With respect to the question about philosophy "as a way of life," perhaps I might use a homespun example to explain my take on the matter. Among my other duties, I serve as the academic advisor to a Roman Catholic undergraduate seminary. If a young man decides to enter the seminary to study for ordination to the priesthood, the first thing he is told he must do is complete a major in philosophy. This is in accord with the stipulations of the U.S. Catholic bishops themselves, but it is also clearly a vestige of medieval Scholasticism. Because they think more seriously than most undergraduates about the highest things, the seminarians make above-average philosophy students; but the rationale for their study is that philosophy will prepare them for an even higher study, namely, revealed theology. Philosophy is thus viewed as a useful tool that will enable them to transcend philosophy. Needless to say, primacy of place in this curriculum is given to Thomas Aquinas.

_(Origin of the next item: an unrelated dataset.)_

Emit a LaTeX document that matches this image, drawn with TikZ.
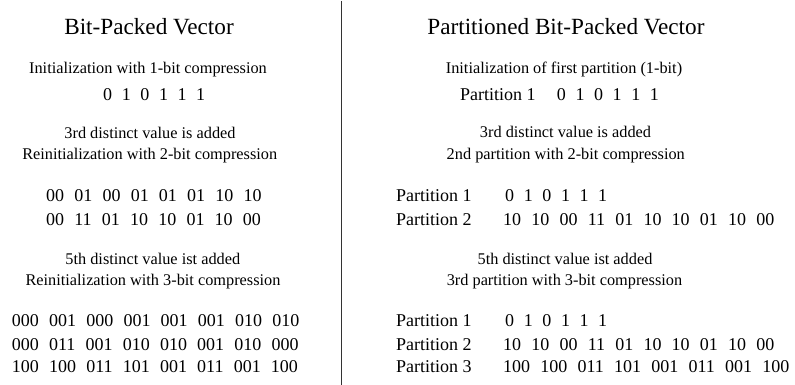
\documentclass[tikz,border=0pt]{standalone}
\usepackage{fontspec}
\setmainfont{Liberation Serif}
\newcommand\gp{\hspace{9.6pt}}
\newcommand\gq{\hspace{10.2pt}}
\begin{document}
\begin{tikzpicture}[x=1pt,y=-1pt,
  ttl/.style={font=\fontsize{23.2}{24}\selectfont, anchor=base, inner sep=0pt},
  captxt/.style={font=\fontsize{16.3}{17}\selectfont, anchor=base, inner sep=0pt},
  row/.style={font=\fontsize{18}{19}\selectfont, anchor=base west, inner sep=0pt},
  divider/.style={draw=black!80, line width=1pt}]
\useasboundingbox (0,0) rectangle (795,385);
% divider
\coordinate (dtop) at (341.3,1);
\coordinate (dbot) at (341.3,385);
\draw[divider] (dtop) -- (dbot);
% left column
\node[ttl] (lt) at (149,35) {Bit-Packed Vector};
\node[captxt] (lc1) at (148,74) {Initialization with 1-bit compression};
\node[row] (lb1) at (103,100.7) {0\gp1\gp0\gp1\gp1\gp1};
\node[captxt] (lc2a) at (150,138.3) {3rd distinct value is added};
\node[captxt] (lc2b) at (149.7,159) {Reinitialization with 2-bit compression};
\node[row] (lb2a) at (46,201.7) {00\gq01\gq00\gq01\gq01\gq01\gq10\gq10};
\node[row] (lb2b) at (46,225) {00\gq11\gq01\gq10\gq10\gq01\gq10\gq00};
\node[captxt] (lc3a) at (152.8,264) {5th distinct value ist added};
\node[captxt] (lc3b) at (153,285) {Reinitialization with 3-bit compression};
\node[row] (lb3a) at (11.7,326) {000\gq001\gq000\gq001\gq001\gq001\gq010\gq010};
\node[row] (lb3b) at (11.7,350) {000\gq011\gq001\gq010\gq010\gq001\gq010\gq000};
\node[row] (lb3c) at (11.7,372.7) {100\gq100\gq011\gq101\gq001\gq011\gq001\gq100};
% right column
\node[ttl] (rt) at (565.9,35) {Partitioned Bit-Packed Vector};
\node[captxt] (rc1) at (564,74) {Initialization of first partition (1-bit)};
\node[row] (rp1) at (460,100.7) {Partition 1};
\node[row] (rb1) at (556.7,100.7) {0\gp1\gp0\gp1\gp1\gp1};
\node[captxt] (rc2a) at (565.5,138) {3rd distinct value is added};
\node[captxt] (rc2b) at (565.8,159) {2nd partition with 2-bit compression};
\node[row] (rp2a) at (396,201.7) {Partition 1};
\node[row] (rb2a) at (505,201.7) {0\gp1\gp0\gp1\gp1\gp1};
\node[row] (rp2b) at (396,225) {Partition 2};
\node[row] (rb2b) at (503,225) {10\gq10\gq00\gq11\gq01\gq10\gq10\gq01\gq10\gq00};
\node[captxt] (rc3a) at (565,264) {5th distinct value ist added};
\node[captxt] (rc3b) at (564.5,285) {3rd partition with 3-bit compression};
\node[row] (rp3a) at (396,326) {Partition 1};
\node[row] (rb3a) at (505,326) {0\gp1\gp0\gp1\gp1\gp1};
\node[row] (rp3b) at (396,350) {Partition 2};
\node[row] (rb3b) at (503,350) {10\gq10\gq00\gq11\gq01\gq10\gq10\gq01\gq10\gq00};
\node[row] (rp3c) at (396,372.7) {Partition 3};
\node[row] (rb3c) at (503,372.7) {100\gq100\gq011\gq101\gq001\gq011\gq001\gq100};
\end{tikzpicture}
\end{document}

Strauss, in my view, would not have approved of the manner in which the seminarians "live" philosophy, and he would have warned people such as myself that their encounter with philosophy may well not lead them to the altar. He understood ancient philosophy to consist in a life-long questioning process rather than in any submission of the will to God or gods. The philosopher's way of life is, to him, a zetetic trek to an unknown destination from whence one will probably never return. The prerequisite for such a life is an erotic longing for the truth wherever it might be found, disciplined by the principles of rational inquiry. It was this way of life, according to Strauss, that Al-farabi lived and Christian Scholasticism did not.